*The request*
Write out, word for word, every line from the first one through the line that holds "var yTicks = [-10, -5, 0, 5, 10];", and nothing else; skip the pictures.

*Information provided*
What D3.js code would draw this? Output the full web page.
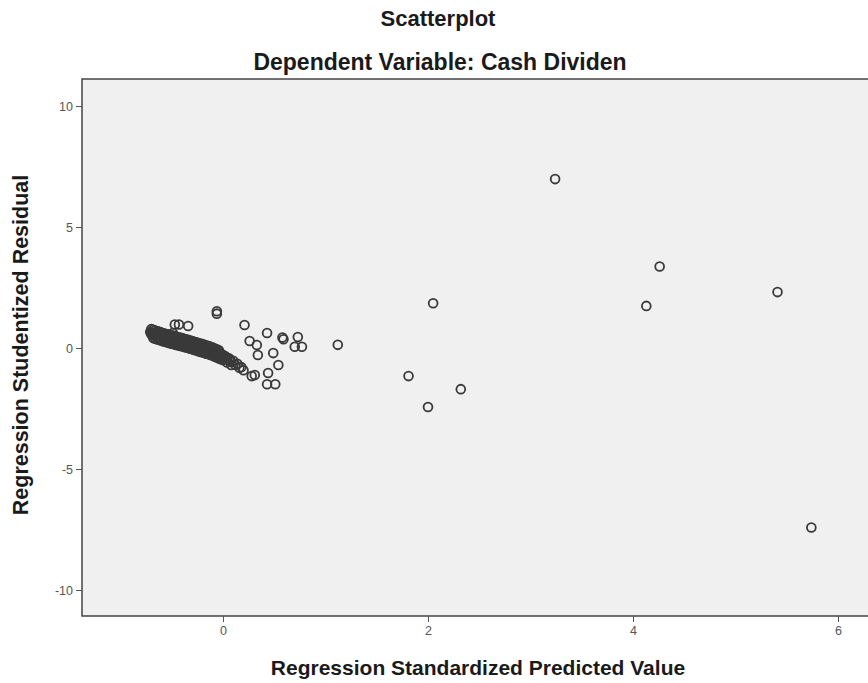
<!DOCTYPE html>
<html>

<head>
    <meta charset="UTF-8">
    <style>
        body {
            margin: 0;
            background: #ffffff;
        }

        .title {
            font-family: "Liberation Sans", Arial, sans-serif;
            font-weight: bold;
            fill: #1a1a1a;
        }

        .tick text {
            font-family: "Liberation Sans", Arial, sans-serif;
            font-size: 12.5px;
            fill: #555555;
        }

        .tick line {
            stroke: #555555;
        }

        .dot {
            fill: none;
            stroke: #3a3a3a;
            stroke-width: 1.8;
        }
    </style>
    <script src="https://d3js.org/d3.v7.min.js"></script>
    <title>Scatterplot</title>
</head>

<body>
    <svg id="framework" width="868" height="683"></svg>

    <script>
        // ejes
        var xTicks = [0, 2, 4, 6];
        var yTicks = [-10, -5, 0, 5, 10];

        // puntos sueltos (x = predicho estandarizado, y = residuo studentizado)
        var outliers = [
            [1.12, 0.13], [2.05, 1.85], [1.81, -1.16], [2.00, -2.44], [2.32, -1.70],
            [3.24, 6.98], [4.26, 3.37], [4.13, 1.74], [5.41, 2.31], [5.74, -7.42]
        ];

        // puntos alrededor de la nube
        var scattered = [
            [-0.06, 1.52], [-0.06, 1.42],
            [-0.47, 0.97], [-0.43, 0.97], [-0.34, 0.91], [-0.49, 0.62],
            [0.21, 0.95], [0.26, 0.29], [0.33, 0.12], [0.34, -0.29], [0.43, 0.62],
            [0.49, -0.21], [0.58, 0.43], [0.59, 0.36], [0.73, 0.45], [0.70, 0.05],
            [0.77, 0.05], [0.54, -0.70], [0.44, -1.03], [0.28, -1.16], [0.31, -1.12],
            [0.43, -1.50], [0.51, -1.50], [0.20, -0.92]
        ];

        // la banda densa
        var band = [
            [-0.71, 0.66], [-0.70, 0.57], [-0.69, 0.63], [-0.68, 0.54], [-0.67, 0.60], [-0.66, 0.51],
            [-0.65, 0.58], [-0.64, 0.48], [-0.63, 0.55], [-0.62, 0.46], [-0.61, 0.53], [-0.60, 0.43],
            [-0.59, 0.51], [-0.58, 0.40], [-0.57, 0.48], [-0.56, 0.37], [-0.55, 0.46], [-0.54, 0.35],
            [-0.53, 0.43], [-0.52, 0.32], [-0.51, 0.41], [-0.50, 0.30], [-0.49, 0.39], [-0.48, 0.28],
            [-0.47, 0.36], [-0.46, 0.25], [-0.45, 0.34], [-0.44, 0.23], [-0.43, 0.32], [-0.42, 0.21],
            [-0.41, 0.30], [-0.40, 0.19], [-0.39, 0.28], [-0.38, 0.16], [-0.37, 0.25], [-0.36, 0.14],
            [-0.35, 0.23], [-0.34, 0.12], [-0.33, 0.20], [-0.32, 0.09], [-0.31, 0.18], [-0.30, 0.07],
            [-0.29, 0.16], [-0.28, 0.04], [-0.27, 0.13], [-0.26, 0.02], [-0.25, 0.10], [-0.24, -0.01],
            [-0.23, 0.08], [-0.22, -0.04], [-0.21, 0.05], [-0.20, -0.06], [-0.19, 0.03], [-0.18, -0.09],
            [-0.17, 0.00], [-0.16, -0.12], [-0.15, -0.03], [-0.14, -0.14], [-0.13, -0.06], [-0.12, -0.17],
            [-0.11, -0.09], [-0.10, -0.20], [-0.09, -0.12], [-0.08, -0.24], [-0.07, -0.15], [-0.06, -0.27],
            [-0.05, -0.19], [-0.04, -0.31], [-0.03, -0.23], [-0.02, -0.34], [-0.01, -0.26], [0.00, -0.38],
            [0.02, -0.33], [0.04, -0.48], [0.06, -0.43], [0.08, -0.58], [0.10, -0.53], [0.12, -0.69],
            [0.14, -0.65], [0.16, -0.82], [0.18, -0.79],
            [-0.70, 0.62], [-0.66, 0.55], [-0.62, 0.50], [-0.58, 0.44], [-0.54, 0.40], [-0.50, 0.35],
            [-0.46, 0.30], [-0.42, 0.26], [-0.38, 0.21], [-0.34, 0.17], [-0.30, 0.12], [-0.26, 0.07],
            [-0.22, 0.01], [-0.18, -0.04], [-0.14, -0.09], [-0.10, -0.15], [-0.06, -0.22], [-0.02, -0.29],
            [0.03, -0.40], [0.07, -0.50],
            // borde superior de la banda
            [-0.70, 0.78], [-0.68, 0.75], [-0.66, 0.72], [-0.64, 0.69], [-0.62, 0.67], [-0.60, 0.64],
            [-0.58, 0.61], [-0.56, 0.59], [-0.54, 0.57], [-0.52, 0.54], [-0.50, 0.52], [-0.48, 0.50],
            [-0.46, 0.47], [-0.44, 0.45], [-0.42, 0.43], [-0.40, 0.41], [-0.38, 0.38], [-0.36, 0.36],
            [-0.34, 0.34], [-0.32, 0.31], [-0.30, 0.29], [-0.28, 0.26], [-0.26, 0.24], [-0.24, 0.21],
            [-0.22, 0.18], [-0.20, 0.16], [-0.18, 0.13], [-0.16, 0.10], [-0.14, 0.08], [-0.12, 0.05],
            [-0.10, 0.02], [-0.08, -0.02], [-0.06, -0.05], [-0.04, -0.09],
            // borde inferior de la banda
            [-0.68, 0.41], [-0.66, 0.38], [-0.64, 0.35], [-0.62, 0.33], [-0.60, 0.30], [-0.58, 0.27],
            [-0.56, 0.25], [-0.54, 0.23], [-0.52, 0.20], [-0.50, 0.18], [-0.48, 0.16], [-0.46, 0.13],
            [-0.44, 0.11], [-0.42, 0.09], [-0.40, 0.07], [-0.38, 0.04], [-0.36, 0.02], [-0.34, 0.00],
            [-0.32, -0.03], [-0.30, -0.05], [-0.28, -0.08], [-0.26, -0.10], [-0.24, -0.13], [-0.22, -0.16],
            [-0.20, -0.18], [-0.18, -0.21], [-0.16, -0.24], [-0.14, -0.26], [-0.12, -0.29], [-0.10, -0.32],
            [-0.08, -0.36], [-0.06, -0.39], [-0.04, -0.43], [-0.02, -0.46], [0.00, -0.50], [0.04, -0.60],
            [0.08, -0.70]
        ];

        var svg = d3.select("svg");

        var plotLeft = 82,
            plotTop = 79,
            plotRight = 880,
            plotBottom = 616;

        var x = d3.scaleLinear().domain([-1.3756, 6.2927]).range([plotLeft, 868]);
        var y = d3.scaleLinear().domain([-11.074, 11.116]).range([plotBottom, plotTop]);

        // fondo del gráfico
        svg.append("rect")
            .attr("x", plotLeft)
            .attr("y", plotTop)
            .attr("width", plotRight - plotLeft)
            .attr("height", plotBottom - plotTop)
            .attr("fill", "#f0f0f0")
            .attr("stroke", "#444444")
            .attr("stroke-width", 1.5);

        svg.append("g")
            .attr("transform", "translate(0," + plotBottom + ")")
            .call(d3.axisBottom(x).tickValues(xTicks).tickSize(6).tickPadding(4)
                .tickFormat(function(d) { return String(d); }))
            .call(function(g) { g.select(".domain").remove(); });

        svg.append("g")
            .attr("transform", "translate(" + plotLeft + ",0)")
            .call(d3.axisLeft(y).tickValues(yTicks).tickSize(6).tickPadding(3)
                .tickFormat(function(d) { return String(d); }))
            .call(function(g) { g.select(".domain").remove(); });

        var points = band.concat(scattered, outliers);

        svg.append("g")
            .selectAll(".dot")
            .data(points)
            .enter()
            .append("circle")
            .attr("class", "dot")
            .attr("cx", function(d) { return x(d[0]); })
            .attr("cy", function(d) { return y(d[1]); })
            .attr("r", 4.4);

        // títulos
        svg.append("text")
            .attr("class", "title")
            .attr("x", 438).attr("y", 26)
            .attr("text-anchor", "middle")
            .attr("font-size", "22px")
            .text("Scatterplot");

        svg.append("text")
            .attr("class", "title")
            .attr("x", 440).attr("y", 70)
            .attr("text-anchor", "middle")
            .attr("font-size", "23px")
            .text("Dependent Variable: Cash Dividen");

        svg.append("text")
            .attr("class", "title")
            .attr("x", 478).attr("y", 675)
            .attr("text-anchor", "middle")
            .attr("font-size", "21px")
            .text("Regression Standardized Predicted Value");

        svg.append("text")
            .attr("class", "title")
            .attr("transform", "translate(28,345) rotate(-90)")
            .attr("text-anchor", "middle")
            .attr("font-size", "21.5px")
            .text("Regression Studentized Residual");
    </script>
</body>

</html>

*Written solution*
What D3.js code would draw this? Output the full web page.
<!DOCTYPE html>
<html>

<head>
    <meta charset="UTF-8">
    <style>
        body {
            margin: 0;
            background: #ffffff;
        }

        .title {
            font-family: "Liberation Sans", Arial, sans-serif;
            font-weight: bold;
            fill: #1a1a1a;
        }

        .tick text {
            font-family: "Liberation Sans", Arial, sans-serif;
            font-size: 12.5px;
            fill: #555555;
        }

        .tick line {
            stroke: #555555;
        }

        .dot {
            fill: none;
            stroke: #3a3a3a;
            stroke-width: 1.8;
        }
    </style>
    <script src="https://d3js.org/d3.v7.min.js"></script>
    <title>Scatterplot</title>
</head>

<body>
    <svg id="framework" width="868" height="683"></svg>

    <script>
        // ejes
        var xTicks = [0, 2, 4, 6];
        var yTicks = [-10, -5, 0, 5, 10];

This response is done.